Problem to solve -
Copy all the data exactly, except the pictures.

============

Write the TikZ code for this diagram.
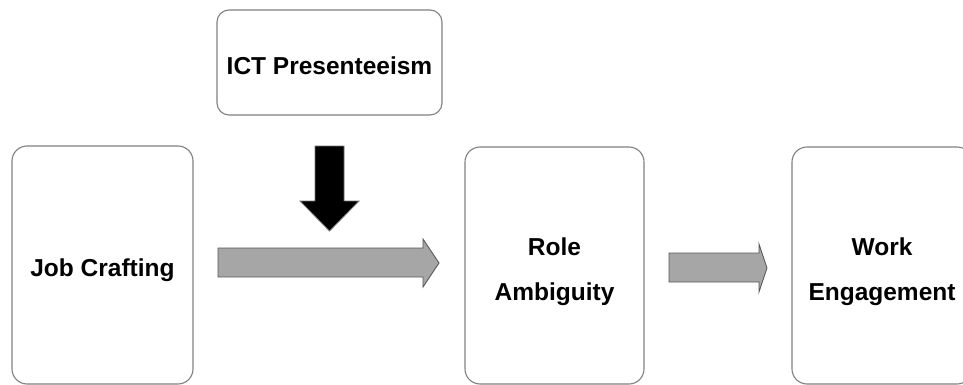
\documentclass[tikz,border=0pt]{standalone}
\usepackage{fontspec}
\setmainfont{Liberation Sans}
\begin{document}
\begin{tikzpicture}[x=1pt,y=-1pt,
  box/.style={draw=black!50,line width=1.1pt,rounded corners=15pt,fill=white,inner sep=0pt},
  lbl/.style={font=\bfseries\fontsize{24.5}{45}\selectfont,align=center,inner sep=0pt},
  grayarrow/.style={draw=black!65,fill=black!35,line width=0.9pt,line join=miter},
  blackarrow/.style={draw=black!55,fill=black,line width=0.8pt,line join=miter}]
\path[use as bounding box] (0,0) rectangle (963,385);
\node[box,rounded corners=12pt,minimum width=225pt,minimum height=105pt] (ict) at (329.5,62.5) {};
\node[box,minimum width=181pt,minimum height=238pt] (job) at (102.5,265) {};
\node[box,minimum width=179pt,minimum height=237pt] (role) at (554.5,265.5) {};
\node[box,minimum width=180pt,minimum height=237pt] (work) at (882,265.5) {};
\node[lbl] (ictT) at ([yshift=-3pt]ict.center) {ICT Presenteeism};
\node[lbl] (jobT) at ([yshift=-5pt]job.center) {Job Crafting};
\node[lbl] (roleT) at ([yshift=-6pt]role.center) {Role\\Ambiguity};
\node[lbl] (workT) at ([yshift=-6pt]work.center) {Work\\Engagement};
% black moderating arrow
\coordinate (bk) at (329.5,146);
\draw[blackarrow] ([xshift=-14.5pt]bk) -- ++(0,55) -- ++(-15,0) -- (329.5,231) -- (359,201) -- ++(-15,0) -- ([xshift=14.5pt]bk) -- cycle;
% gray arrow 1
\coordinate (a1) at (218,248);
\draw[grayarrow] (a1) -- (423,248) -- (423,239) -- (439,263) -- (423,287) -- (423,277) -- (218,277) -- cycle;
% gray arrow 2
\coordinate (a2) at (669,253);
\draw[grayarrow] (a2) -- (759,253) -- (759,244) -- (767,268) -- (759,292) -- (759,282) -- (669,282) -- cycle;
\end{tikzpicture}
\end{document}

============

Output of the exercise -
Write the TikZ code for this diagram.
\documentclass[tikz,border=0pt]{standalone}
\usepackage{fontspec}
\setmainfont{Liberation Sans}
\begin{document}
\begin{tikzpicture}[x=1pt,y=-1pt,
  box/.style={draw=black!50,line width=1.1pt,rounded corners=15pt,fill=white,inner sep=0pt},
  lbl/.style={font=\bfseries\fontsize{24.5}{45}\selectfont,align=center,inner sep=0pt},
  grayarrow/.style={draw=black!65,fill=black!35,line width=0.9pt,line join=miter},
  blackarrow/.style={draw=black!55,fill=black,line width=0.8pt,line join=miter}]
\path[use as bounding box] (0,0) rectangle (963,385);
\node[box,rounded corners=12pt,minimum width=225pt,minimum height=105pt] (ict) at (329.5,62.5) {};
\node[box,minimum width=181pt,minimum height=238pt] (job) at (102.5,265) {};
\node[box,minimum width=179pt,minimum height=237pt] (role) at (554.5,265.5) {};
\node[box,minimum width=180pt,minimum height=237pt] (work) at (882,265.5) {};
\node[lbl] (ictT) at ([yshift=-3pt]ict.center) {ICT Presenteeism};
\node[lbl] (jobT) at ([yshift=-5pt]job.center) {Job Crafting};
\node[lbl] (roleT) at ([yshift=-6pt]role.center) {Role\\Ambiguity};
\node[lbl] (workT) at ([yshift=-6pt]work.center) {Work\\Engagement};
% black moderating arrow
\coordinate (bk) at (329.5,146);
\draw[blackarrow] ([xshift=-14.5pt]bk) -- ++(0,55) -- ++(-15,0) -- (329.5,231) -- (359,201) -- ++(-15,0) -- ([xshift=14.5pt]bk) -- cycle;
% gray arrow 1
\coordinate (a1) at (218,248);
\draw[grayarrow] (a1) -- (423,248) -- (423,239) -- (439,263) -- (423,287) -- (423,277) -- (218,277) -- cycle;
% gray arrow 2
\coordinate (a2) at (669,253);
\draw[grayarrow] (a2) -- (759,253) -- (759,244) -- (767,268) -- (759,292) -- (759,282) -- (669,282) -- cycle;
\end{tikzpicture}
\end{document}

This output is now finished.